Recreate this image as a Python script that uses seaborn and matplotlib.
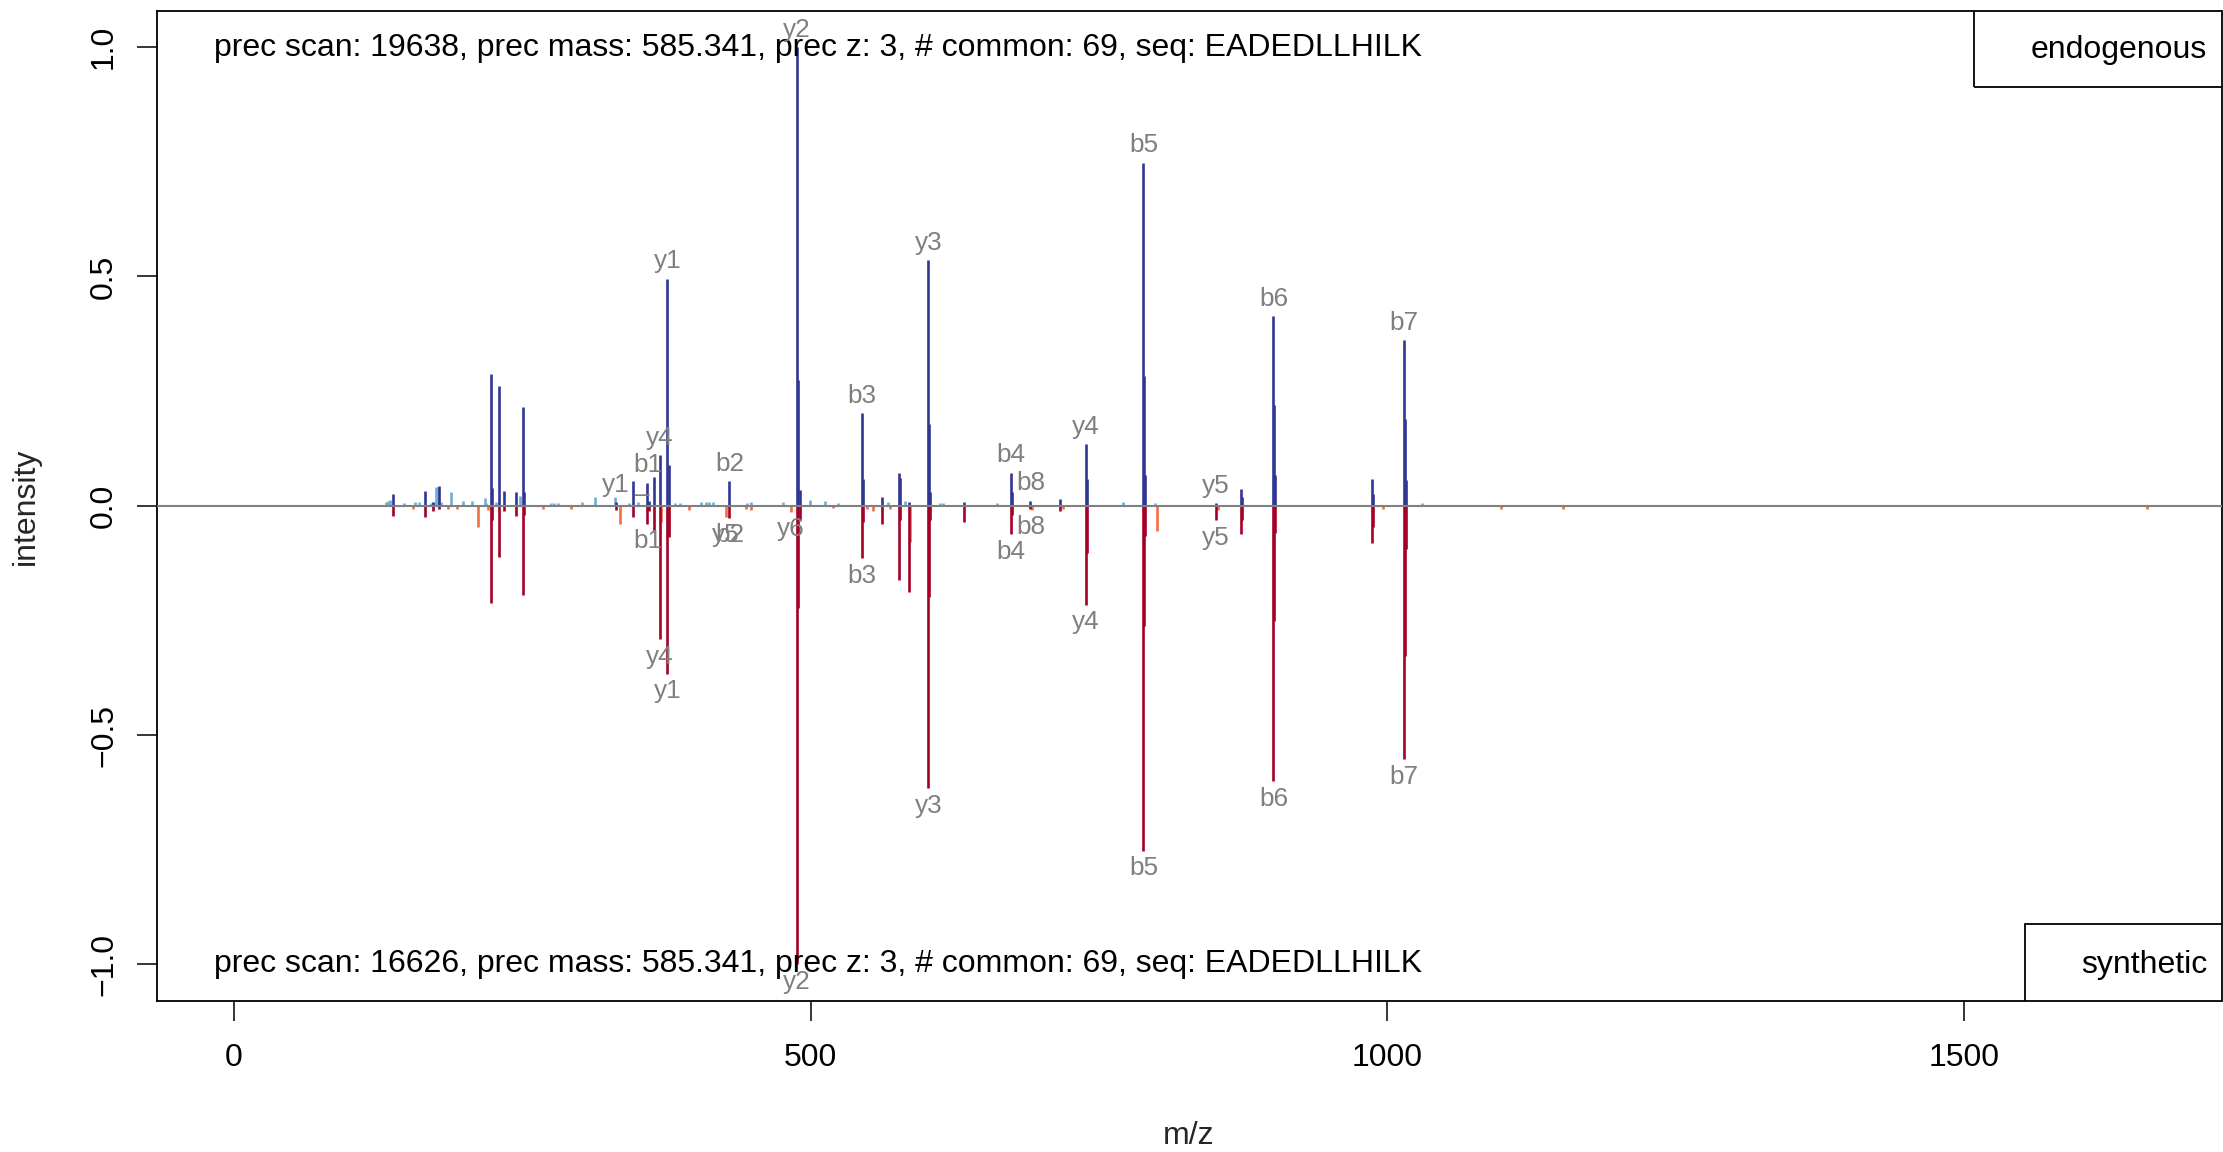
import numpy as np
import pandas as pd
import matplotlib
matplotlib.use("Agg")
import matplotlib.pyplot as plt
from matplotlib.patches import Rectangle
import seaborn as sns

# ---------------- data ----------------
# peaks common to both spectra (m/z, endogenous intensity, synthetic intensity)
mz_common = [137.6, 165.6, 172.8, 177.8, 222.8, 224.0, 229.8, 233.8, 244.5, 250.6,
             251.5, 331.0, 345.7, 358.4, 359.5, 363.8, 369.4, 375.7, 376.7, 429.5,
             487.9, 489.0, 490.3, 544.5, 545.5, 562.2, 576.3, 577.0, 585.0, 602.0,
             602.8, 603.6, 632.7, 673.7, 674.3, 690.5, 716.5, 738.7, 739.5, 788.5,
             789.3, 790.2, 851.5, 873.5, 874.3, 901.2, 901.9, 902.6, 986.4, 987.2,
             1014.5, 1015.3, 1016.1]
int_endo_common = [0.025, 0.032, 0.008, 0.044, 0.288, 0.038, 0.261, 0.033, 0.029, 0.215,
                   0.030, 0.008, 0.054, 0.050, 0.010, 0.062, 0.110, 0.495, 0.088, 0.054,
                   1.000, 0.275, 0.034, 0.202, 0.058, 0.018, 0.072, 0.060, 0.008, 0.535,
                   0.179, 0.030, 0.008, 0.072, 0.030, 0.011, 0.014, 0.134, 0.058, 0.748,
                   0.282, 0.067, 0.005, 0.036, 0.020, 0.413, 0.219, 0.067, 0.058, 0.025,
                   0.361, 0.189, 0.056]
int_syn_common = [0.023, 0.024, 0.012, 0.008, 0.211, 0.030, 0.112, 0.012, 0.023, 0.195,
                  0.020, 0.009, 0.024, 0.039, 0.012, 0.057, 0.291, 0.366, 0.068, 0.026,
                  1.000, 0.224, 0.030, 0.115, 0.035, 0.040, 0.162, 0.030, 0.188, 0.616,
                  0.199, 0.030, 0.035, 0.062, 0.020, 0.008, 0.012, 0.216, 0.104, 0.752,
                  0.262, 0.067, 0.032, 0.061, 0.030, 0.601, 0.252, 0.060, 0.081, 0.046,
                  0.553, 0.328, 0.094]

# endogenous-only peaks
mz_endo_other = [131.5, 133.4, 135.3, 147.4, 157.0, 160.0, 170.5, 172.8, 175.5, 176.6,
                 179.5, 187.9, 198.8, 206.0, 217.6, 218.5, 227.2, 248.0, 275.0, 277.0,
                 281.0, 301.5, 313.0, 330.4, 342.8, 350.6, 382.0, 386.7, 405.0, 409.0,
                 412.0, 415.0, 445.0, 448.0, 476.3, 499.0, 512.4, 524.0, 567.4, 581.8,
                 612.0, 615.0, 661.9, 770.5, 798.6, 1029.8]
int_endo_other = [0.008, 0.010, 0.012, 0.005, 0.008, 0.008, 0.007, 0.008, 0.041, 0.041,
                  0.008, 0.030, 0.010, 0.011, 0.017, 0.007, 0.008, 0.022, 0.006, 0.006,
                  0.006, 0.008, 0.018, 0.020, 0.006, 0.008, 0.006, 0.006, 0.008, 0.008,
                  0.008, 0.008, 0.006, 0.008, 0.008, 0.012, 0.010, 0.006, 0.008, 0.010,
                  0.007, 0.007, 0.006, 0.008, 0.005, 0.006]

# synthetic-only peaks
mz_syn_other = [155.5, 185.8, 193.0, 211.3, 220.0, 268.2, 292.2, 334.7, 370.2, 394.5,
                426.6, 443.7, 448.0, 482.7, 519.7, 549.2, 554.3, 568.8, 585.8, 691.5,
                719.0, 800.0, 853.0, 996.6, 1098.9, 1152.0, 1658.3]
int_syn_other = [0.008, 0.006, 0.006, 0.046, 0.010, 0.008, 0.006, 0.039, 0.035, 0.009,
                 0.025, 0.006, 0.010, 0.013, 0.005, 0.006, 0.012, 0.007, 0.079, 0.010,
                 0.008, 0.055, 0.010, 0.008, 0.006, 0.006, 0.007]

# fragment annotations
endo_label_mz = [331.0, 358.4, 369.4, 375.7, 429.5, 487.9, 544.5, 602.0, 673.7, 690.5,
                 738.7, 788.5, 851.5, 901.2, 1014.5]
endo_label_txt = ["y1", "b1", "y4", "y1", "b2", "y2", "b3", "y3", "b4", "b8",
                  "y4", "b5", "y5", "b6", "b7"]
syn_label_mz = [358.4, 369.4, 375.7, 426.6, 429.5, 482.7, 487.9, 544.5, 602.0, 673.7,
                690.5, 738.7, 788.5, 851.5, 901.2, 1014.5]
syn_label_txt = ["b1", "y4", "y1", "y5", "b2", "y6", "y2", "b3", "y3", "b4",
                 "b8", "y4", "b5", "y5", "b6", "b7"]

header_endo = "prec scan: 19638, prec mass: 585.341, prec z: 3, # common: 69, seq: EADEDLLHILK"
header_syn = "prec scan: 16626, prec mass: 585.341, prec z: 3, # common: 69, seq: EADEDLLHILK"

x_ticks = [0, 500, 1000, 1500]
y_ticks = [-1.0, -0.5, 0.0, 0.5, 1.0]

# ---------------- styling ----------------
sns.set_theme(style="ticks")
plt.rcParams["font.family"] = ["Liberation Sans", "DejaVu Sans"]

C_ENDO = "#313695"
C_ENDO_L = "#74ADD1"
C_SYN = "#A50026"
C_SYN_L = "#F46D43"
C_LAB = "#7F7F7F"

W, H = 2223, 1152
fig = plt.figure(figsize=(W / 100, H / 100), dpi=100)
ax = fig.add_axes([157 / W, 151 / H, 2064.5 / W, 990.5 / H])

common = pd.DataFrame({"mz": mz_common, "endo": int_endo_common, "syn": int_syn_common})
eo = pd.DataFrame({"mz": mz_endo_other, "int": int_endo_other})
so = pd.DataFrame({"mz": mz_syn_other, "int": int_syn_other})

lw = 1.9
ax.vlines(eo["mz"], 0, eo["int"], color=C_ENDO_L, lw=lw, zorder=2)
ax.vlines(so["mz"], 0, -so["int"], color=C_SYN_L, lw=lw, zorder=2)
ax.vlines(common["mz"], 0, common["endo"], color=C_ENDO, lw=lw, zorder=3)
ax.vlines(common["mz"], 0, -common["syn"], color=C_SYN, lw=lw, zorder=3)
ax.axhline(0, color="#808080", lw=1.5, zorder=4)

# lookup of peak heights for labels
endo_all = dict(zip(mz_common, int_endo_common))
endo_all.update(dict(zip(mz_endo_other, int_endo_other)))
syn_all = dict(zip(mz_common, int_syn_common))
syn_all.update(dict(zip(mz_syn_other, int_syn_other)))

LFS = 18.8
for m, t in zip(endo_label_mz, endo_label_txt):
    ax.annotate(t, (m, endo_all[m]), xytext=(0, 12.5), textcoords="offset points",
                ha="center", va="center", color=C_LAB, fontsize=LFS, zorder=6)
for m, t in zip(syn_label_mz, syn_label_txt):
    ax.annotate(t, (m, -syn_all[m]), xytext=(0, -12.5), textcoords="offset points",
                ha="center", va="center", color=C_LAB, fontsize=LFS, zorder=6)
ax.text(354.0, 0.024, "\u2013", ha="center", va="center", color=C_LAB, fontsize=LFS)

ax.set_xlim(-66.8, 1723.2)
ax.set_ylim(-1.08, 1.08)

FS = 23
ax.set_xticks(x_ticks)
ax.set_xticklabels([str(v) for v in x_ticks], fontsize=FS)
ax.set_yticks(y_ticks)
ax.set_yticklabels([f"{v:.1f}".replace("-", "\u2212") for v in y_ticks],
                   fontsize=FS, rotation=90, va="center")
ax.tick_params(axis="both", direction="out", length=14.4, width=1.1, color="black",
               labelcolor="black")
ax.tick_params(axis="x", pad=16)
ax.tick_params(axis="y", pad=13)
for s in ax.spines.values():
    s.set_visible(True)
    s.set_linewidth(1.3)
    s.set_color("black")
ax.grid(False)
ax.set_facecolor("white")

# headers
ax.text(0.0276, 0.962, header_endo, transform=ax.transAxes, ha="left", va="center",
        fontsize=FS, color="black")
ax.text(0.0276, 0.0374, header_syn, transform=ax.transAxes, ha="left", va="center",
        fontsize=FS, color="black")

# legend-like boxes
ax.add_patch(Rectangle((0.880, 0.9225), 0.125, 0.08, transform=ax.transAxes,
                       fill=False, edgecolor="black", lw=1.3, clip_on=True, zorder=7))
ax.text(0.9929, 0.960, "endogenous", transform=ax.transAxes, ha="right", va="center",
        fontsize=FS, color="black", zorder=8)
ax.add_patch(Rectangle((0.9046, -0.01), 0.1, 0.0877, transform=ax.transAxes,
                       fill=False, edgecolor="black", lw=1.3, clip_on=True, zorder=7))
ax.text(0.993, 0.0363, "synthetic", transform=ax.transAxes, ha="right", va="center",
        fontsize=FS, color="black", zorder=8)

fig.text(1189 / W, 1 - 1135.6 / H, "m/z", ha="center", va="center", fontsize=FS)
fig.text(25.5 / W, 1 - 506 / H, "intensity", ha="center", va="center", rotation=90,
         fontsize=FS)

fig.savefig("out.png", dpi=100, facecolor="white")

--------------------------------------------------

The request: Copy every single line of the material above that holds "seaborn".

Written reply:
Recreate this image as a Python script that uses seaborn and matplotlib.
import seaborn as sns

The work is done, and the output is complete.